Además del galpón de Tenango, El Pozolero y los suyos dieron la ubicación de otros dos lugares que usaban en su quehacer criminal, los dos en Toluca y su área metropolitana, a media hora del galpón. De momento, las autoridades no han informado de hallazgos parecidos en esos puntos. Tampoco han dicho si existen más además de esos tres. Vista la historia del salón de fiestas, las preguntas se amontonan: ¿Por qué los escondían aquí? ¿Qué hicieron con esos cuerpos? ¿Nadie supo nada?
Guantes de látex utilizados por los forenses durante la recuperación de los costales con restos humanos. Mónica González Islas
Igual que el señor Nápoles, los campesinos que pasan por la calle del galpón dicen que nunca vieron nada raro. “Yo recuerdo que una vez unas señoras estaban emparejando el piso de la entrada”, dice Raúl Rojas, de 48 años. Se refiere al espacio delantero, frente a la puerta, donde ahora se estacionan la ambulancia y el resto de vehículos de las autoridades. “Transitamos por aquí casi diario y es bien tranquilo. De cuando en cuando viene un chamaquillo a tomárselas por aquí, pero nada”, dice. Se refiere a unas cervezas.
Algo parecido cuenta Juan García, de 62 años, que arrumba zacate en una milpa cercana bajo un sol vertical. “Yo soy nativo de aquí, de Tenango y paso todos los días a las 7.45 para ir a trabajar a un rancho de por allá”, dice, señalando un punto inconcreto más allá de la carretera que sale hacia el sur, hacia Tenancingo. “Y la verdad es que el salón siempre lo vi cerrado, nunca vi nada”, cuenta.
Las investigaciones continúan, eso dice la Fiscalía del Estado de México.
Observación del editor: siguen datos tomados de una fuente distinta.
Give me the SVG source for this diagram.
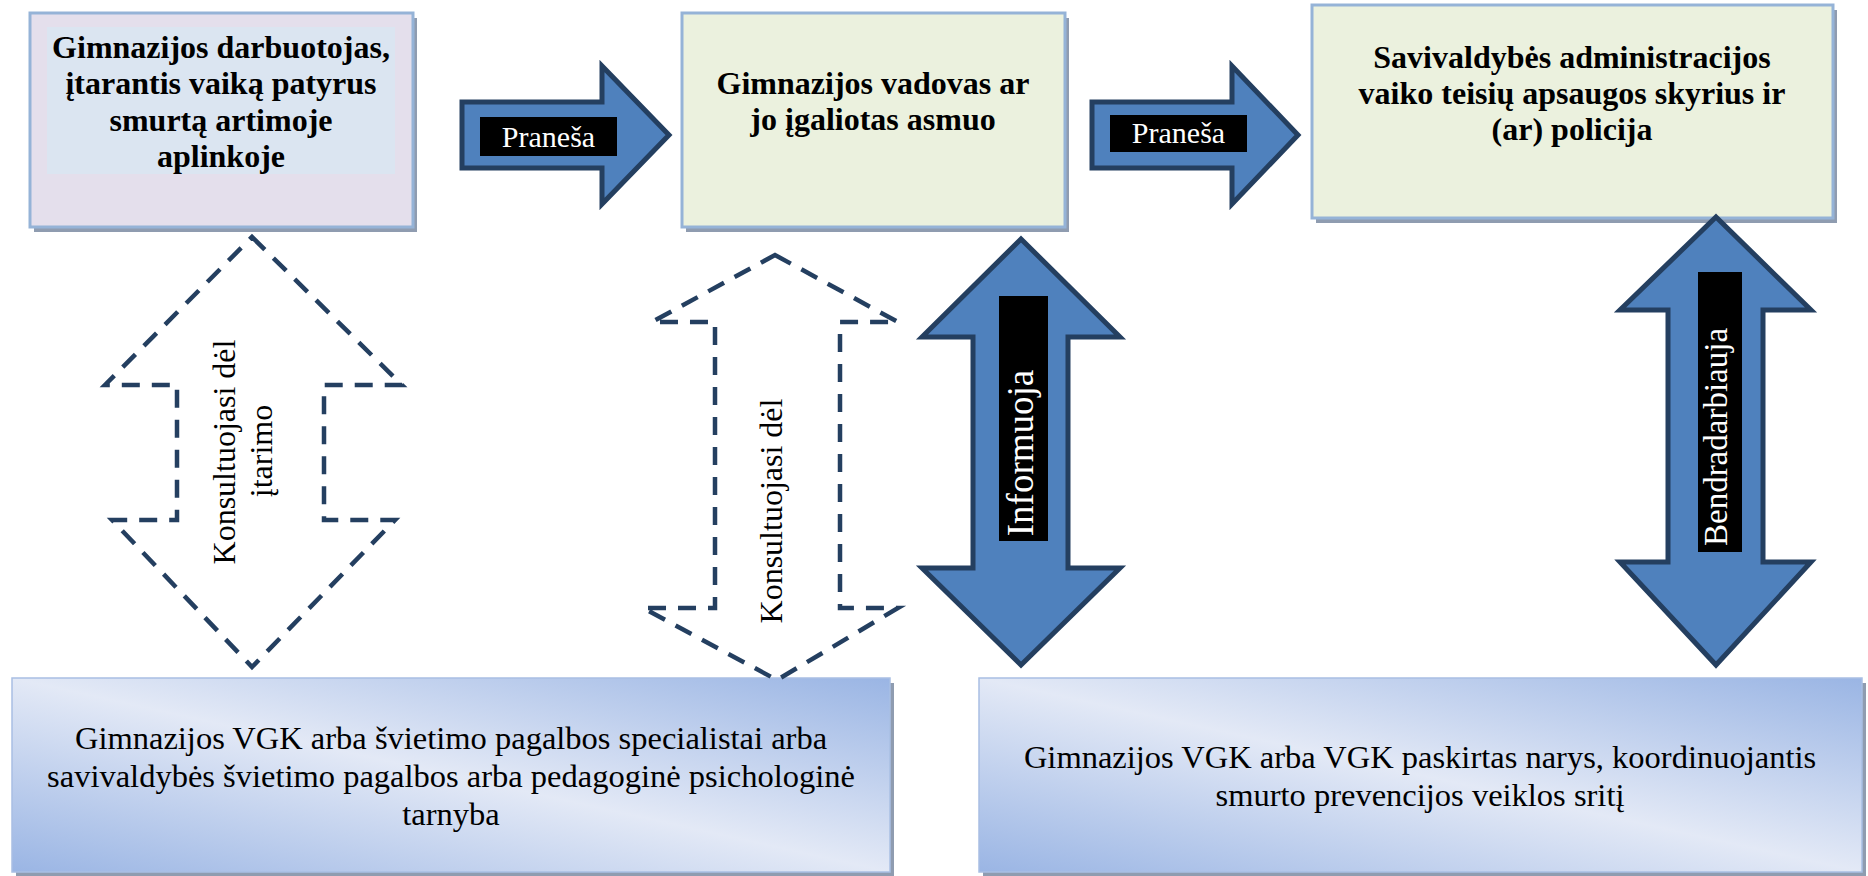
<svg xmlns="http://www.w3.org/2000/svg" width="1868" height="876" viewBox="0 0 1868 876">
<defs>
<style>
.shadow{fill:#8F9CB0;}
.box{stroke:#95B3D7;stroke-width:3;}
.lav{fill:#E4DFEC;}
.inner{fill:#DBE5F1;}
.grn{fill:#EBF1DE;}
.grad{fill:url(#bg);stroke:#A9BFE3;stroke-width:1.5;}
.bt{font-family:"Liberation Serif","DejaVu Serif",serif;font-weight:bold;font-size:32px;fill:#000;text-anchor:middle;}
.rt{font-family:"Liberation Serif","DejaVu Serif",serif;font-size:32.5px;fill:#000;text-anchor:middle;}
.lbl{fill:#000;}
.wt{font-family:"Liberation Serif","DejaVu Serif",serif;font-size:30px;fill:#fff;text-anchor:middle;}
.solid{fill:#4F81BD;stroke:#243F60;stroke-width:5;stroke-linejoin:miter;}
.dash{fill:none;stroke:#243F60;stroke-width:4.5;stroke-dasharray:18 12;}
.dt{font-family:"Liberation Serif","DejaVu Serif",serif;font-size:32px;fill:#000;text-anchor:middle;}
</style>
<linearGradient id="bg" x1="0" y1="1" x2="1" y2="0">
<stop offset="0" stop-color="#9AB5E4"/>
<stop offset="0.5" stop-color="#E3E9F6"/>
<stop offset="1" stop-color="#9AB5E4"/>
</linearGradient>
</defs>
<rect width="1868" height="876" fill="#fff"/>

<g id="node-darbuotojas">
<rect class="shadow" x="34" y="18" width="383" height="214"/>
<rect class="box lav" x="30" y="13" width="383" height="214"/>
<rect class="inner" x="47" y="27" width="348" height="147"/>
<text class="bt" x="221" y="57.5">Gimnazijos darbuotojas,</text>
<text class="bt" x="221" y="94">įtarantis vaiką patyrus</text>
<text class="bt" x="221" y="130.5">smurtą artimoje</text>
<text class="bt" x="221" y="167">aplinkoje</text>
</g>

<g id="node-vadovas">
<rect class="shadow" x="686" y="18" width="383" height="214"/>
<rect class="box grn" x="682" y="13" width="383" height="214"/>
<text class="bt" x="873" y="94">Gimnazijos vadovas ar</text>
<text class="bt" x="873" y="130">jo įgaliotas asmuo</text>
</g>

<g id="node-savivaldybe">
<rect class="shadow" x="1316" y="10" width="521" height="213"/>
<rect class="box grn" x="1312" y="5" width="521" height="213"/>
<text class="bt" x="1572" y="68">Savivaldybės administracijos</text>
<text class="bt" x="1572" y="104">vaiko teisių apsaugos skyrius ir</text>
<text class="bt" x="1572" y="140">(ar) policija</text>
</g>

<g id="node-vgk-specialistai">
<rect class="shadow" x="16" y="683" width="878" height="193"/>
<rect class="grad" x="12" y="678" width="878" height="194"/>
<text class="rt" x="451" y="749">Gimnazijos VGK arba švietimo pagalbos specialistai arba</text>
<text class="rt" x="451" y="787">savivaldybės švietimo pagalbos arba pedagoginė psichologinė</text>
<text class="rt" x="451" y="825">tarnyba</text>
</g>

<g id="node-vgk-narys">
<rect class="shadow" x="983" y="683" width="883" height="193"/>
<rect class="grad" x="979" y="678" width="883" height="194"/>
<text class="rt" x="1420" y="768">Gimnazijos VGK arba VGK paskirtas narys, koordinuojantis</text>
<text class="rt" x="1420" y="806">smurto prevencijos veiklos sritį</text>
</g>

<g id="connectors">
<g id="arrow-pranesa-1">
<polygon class="solid" points="462,102 602,102 602,66 669,135 602,204 602,168 462,168"/>
<rect class="lbl" x="480" y="117" width="137" height="39"/>
<text class="wt" x="548.5" y="147">Praneša</text>
</g>
<g id="arrow-pranesa-2">
<polygon class="solid" points="1092,102 1232,102 1232,66 1298,135 1232,204 1232,168 1092,168"/>
<rect class="lbl" x="1110" y="115" width="137" height="37"/>
<text class="wt" x="1178.5" y="143">Praneša</text>
</g>
<g id="arrow-konsultuojasi-1">
<polygon class="dash" points="252,237 402,385 324,385 324,520 395,520 252,667 112,520 177,520 177,385 105,385"/>
<text class="dt" transform="translate(235,452) rotate(-90)">Konsultuojasi dėl</text>
<text class="dt" transform="translate(272,451) rotate(-90)">įtarimo</text>
</g>
<g id="arrow-konsultuojasi-2">
<polygon class="dash" points="775,255 898,322 840,322 840,608 898,608 777,680 643,608 715,608 715,322 652,322"/>
<text class="dt" transform="translate(782,511) rotate(-90)">Konsultuojasi dėl</text>
</g>
<g id="arrow-informuoja">
<polygon class="solid" points="1021,239 1120,337 1068,337 1068,568 1120,568 1021,665 922,568 973,568 973,337 922,337"/>
<rect class="lbl" x="999" y="296" width="49" height="245"/>
<text class="wt" style="font-size:37px" transform="translate(1033,453) rotate(-90)">Informuoja</text>
</g>
<g id="arrow-bendradarbiauja">
<polygon class="solid" points="1716,217 1811,310 1763,310 1763,562 1811,562 1716,665 1620,562 1668,562 1668,310 1620,310"/>
<rect class="lbl" x="1698" y="272" width="44" height="280"/>
<text class="wt" style="font-size:33px" transform="translate(1727,437) rotate(-90)">Bendradarbiauja</text>
</g>
</g>
</svg>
Esta semana, un juez procesó a El Pozolero y sus secuaces por narcotráfico. En los registros a las casas de la banda criminal, las autoridades encontraron paquetes de droga. El juez procesó igualmente a El Pozolero por secuestro. La Fiscalía acusa al presunto criminal de mantener cautiva a una mujer en Tenancingo en agosto. Él y su grupo cortaron trozos de los dedos de las manos a la mujer.